Problem:
Print all of the lines exactly. Any picture among them stays out.

[START Data section]

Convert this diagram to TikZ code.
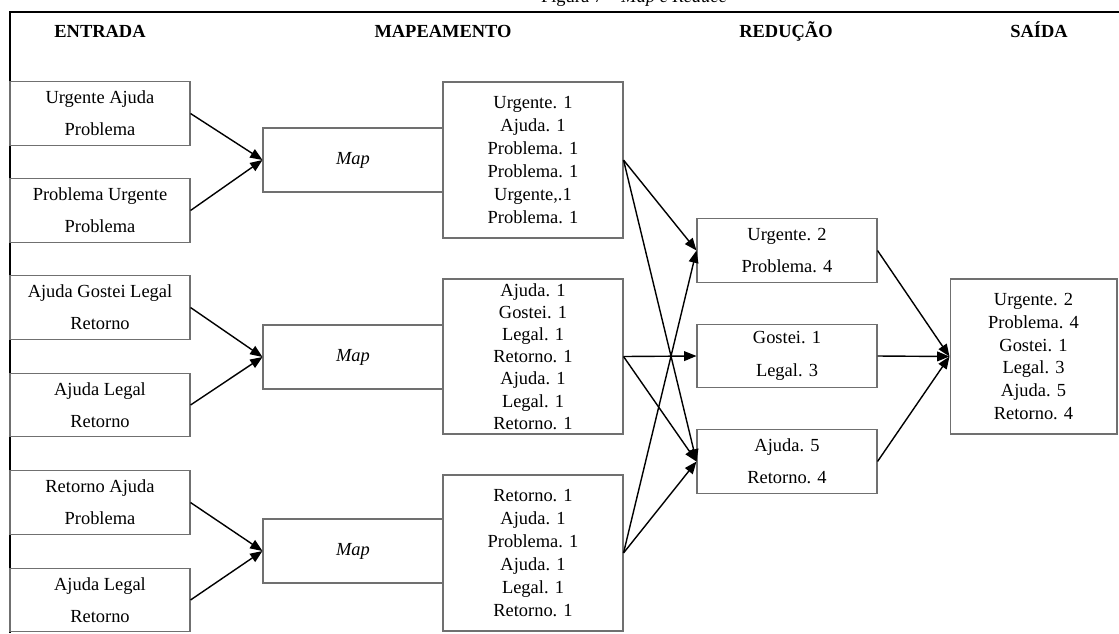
\documentclass[tikz,border=0pt]{standalone}
\usepackage{fontspec}
\setmainfont{Liberation Serif}
\usetikzlibrary{arrows.meta, positioning}
\definecolor{mrGray}{HTML}{707070}
\definecolor{mrBlack}{HTML}{000000}

\tikzset{
  caixa/.style={rectangle, draw=mrGray, line width=0.6pt,
    minimum width=3.6cm, minimum height=1.27cm, inner sep=0pt,
    align=center, font=\fontsize{10.5}{18.4}\selectfont, text=black},
  lista/.style={caixa, minimum height=3.12cm,
    font=\fontsize{10.5}{13}\selectfont},
  cabecalho/.style={anchor=base, font=\fontsize{10.5}{12}\selectfont\bfseries},
  seta/.style={-{Triangle[length=7pt,width=5.5pt]}, line width=0.8pt, draw=mrBlack}
}

\begin{document}
\begin{tikzpicture}[x=0.02cm, y=-0.02cm]
    \useasboundingbox (0,0) rectangle (1119,633);
    % title, cut by the page edge
    \node[anchor=base, font=\fontsize{10.5}{12}\selectfont] (fig) at (634,2)
      {Figura 7 -- \textit{Map e Reduce}};
    \draw[line width=0.9pt] (1119,12) -- (10,12) -- (10,633);

    % headers
    \node[cabecalho] (hEnt) at (100,37) {ENTRADA};
    \node[cabecalho] (hMap) at (443,37) {MAPEAMENTO};
    \node[cabecalho] (hRed) at (786,37) {REDUÇÃO};
    \node[cabecalho] (hSai) at (1039,37) {SAÍDA};

    % input
    \node[caixa] (e1) at (100,113.5) {Urgente Ajuda\\Problema};
    \node[caixa] (e2) at (100,210.5) {Problema Urgente\\Problema};
    \node[caixa] (e3) at (100,307.5) {Ajuda Gostei Legal\\Retorno};
    \node[caixa] (e4) at (100,405) {Ajuda Legal\\Retorno};
    \node[caixa] (e5) at (100,502.5) {Retorno Ajuda\\Problema};
    \node[caixa] (e6) at (100,600) {Ajuda Legal\\Retorno};

    % map
    \node[caixa, minimum height=1.28cm] (map1) at (353,160) {\textit{Map}};
    \node[caixa, minimum height=1.28cm] (map2) at (353,357) {\textit{Map}};
    \node[caixa, minimum height=1.28cm] (map3) at (353,551) {\textit{Map}};

    \node[lista] (l1) at (533,160) {Urgente. 1\\Ajuda. 1\\Problema. 1\\
      Problema. 1\\Urgente,.1\\Problema. 1};
    \node[lista, minimum height=3.1cm, font=\fontsize{10.5}{12.6}\selectfont]
      (l2) at (533,356.5) {Ajuda. 1\\Gostei. 1\\Legal. 1\\Retorno. 1\\
      Ajuda. 1\\Legal. 1\\Retorno. 1};
    \node[lista] (l3) at (533,553) {Retorno. 1\\Ajuda. 1\\Problema. 1\\
      Ajuda. 1\\Legal. 1\\Retorno. 1};

    % reduce
    \node[caixa] (r1) at (787,250.5) {Urgente. 2\\Problema. 4};
    \node[caixa] (r2) at (787,356) {Gostei. 1\\Legal. 3};
    \node[caixa] (r3) at (787,461.5) {Ajuda. 5\\Retorno. 4};

    % output
    \node[lista, minimum width=3.34cm, minimum height=3.1cm] (out)
      at (1033.5,356.5) {Urgente. 2\\Problema. 4\\Gostei. 1\\Legal. 3\\
      Ajuda. 5\\Retorno. 4};

    % arrows
    \draw[seta] (e1.east) -- (map1.west);
    \draw[seta] (e2.east) -- (map1.west);
    \draw[seta] (e3.east) -- (map2.west);
    \draw[seta] (e4.east) -- (map2.west);
    \draw[seta] (e5.east) -- (map3.west);
    \draw[seta] (e6.east) -- (map3.west);

    \draw[seta] (l1.east) -- (r1.west);
    \draw[seta] (l1.east) -- (r3.west);
    \draw[seta] (l2.east) -- (r2.west);
    \draw[seta] (l2.east) -- (r3.west);
    \draw[seta] (l3.east) -- (r1.west);
    \draw[seta] (l3.east) -- (r3.west);

    \draw[seta] (r1.east) -- (out.west);
    \draw[seta] (r2.east) -- (out.west);
    \draw[seta] (r3.east) -- (out.west);
  \end{tikzpicture}
\end{document}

[END Data section]

Reply to the task:
Convert this diagram to TikZ code.
\documentclass[tikz,border=0pt]{standalone}
\usepackage{fontspec}
\setmainfont{Liberation Serif}
\usetikzlibrary{arrows.meta, positioning}
\definecolor{mrGray}{HTML}{707070}
\definecolor{mrBlack}{HTML}{000000}

\tikzset{
  caixa/.style={rectangle, draw=mrGray, line width=0.6pt,
    minimum width=3.6cm, minimum height=1.27cm, inner sep=0pt,
    align=center, font=\fontsize{10.5}{18.4}\selectfont, text=black},
  lista/.style={caixa, minimum height=3.12cm,
    font=\fontsize{10.5}{13}\selectfont},
  cabecalho/.style={anchor=base, font=\fontsize{10.5}{12}\selectfont\bfseries},
  seta/.style={-{Triangle[length=7pt,width=5.5pt]}, line width=0.8pt, draw=mrBlack}
}

\begin{document}
\begin{tikzpicture}[x=0.02cm, y=-0.02cm]
    \useasboundingbox (0,0) rectangle (1119,633);
    % title, cut by the page edge
    \node[anchor=base, font=\fontsize{10.5}{12}\selectfont] (fig) at (634,2)
      {Figura 7 -- \textit{Map e Reduce}};
    \draw[line width=0.9pt] (1119,12) -- (10,12) -- (10,633);

    % headers
    \node[cabecalho] (hEnt) at (100,37) {ENTRADA};
    \node[cabecalho] (hMap) at (443,37) {MAPEAMENTO};
    \node[cabecalho] (hRed) at (786,37) {REDUÇÃO};
    \node[cabecalho] (hSai) at (1039,37) {SAÍDA};

    % input
    \node[caixa] (e1) at (100,113.5) {Urgente Ajuda\\Problema};
    \node[caixa] (e2) at (100,210.5) {Problema Urgente\\Problema};
    \node[caixa] (e3) at (100,307.5) {Ajuda Gostei Legal\\Retorno};
    \node[caixa] (e4) at (100,405) {Ajuda Legal\\Retorno};
    \node[caixa] (e5) at (100,502.5) {Retorno Ajuda\\Problema};
    \node[caixa] (e6) at (100,600) {Ajuda Legal\\Retorno};

    % map
    \node[caixa, minimum height=1.28cm] (map1) at (353,160) {\textit{Map}};
    \node[caixa, minimum height=1.28cm] (map2) at (353,357) {\textit{Map}};
    \node[caixa, minimum height=1.28cm] (map3) at (353,551) {\textit{Map}};

    \node[lista] (l1) at (533,160) {Urgente. 1\\Ajuda. 1\\Problema. 1\\
      Problema. 1\\Urgente,.1\\Problema. 1};
    \node[lista, minimum height=3.1cm, font=\fontsize{10.5}{12.6}\selectfont]
      (l2) at (533,356.5) {Ajuda. 1\\Gostei. 1\\Legal. 1\\Retorno. 1\\
      Ajuda. 1\\Legal. 1\\Retorno. 1};
    \node[lista] (l3) at (533,553) {Retorno. 1\\Ajuda. 1\\Problema. 1\\
      Ajuda. 1\\Legal. 1\\Retorno. 1};

    % reduce
    \node[caixa] (r1) at (787,250.5) {Urgente. 2\\Problema. 4};
    \node[caixa] (r2) at (787,356) {Gostei. 1\\Legal. 3};
    \node[caixa] (r3) at (787,461.5) {Ajuda. 5\\Retorno. 4};

    % output
    \node[lista, minimum width=3.34cm, minimum height=3.1cm] (out)
      at (1033.5,356.5) {Urgente. 2\\Problema. 4\\Gostei. 1\\Legal. 3\\
      Ajuda. 5\\Retorno. 4};

    % arrows
    \draw[seta] (e1.east) -- (map1.west);
    \draw[seta] (e2.east) -- (map1.west);
    \draw[seta] (e3.east) -- (map2.west);
    \draw[seta] (e4.east) -- (map2.west);
    \draw[seta] (e5.east) -- (map3.west);
    \draw[seta] (e6.east) -- (map3.west);

    \draw[seta] (l1.east) -- (r1.west);
    \draw[seta] (l1.east) -- (r3.west);
    \draw[seta] (l2.east) -- (r2.west);
    \draw[seta] (l2.east) -- (r3.west);
    \draw[seta] (l3.east) -- (r1.west);
    \draw[seta] (l3.east) -- (r3.west);

    \draw[seta] (r1.east) -- (out.west);
    \draw[seta] (r2.east) -- (out.west);
    \draw[seta] (r3.east) -- (out.west);
  \end{tikzpicture}
\end{document}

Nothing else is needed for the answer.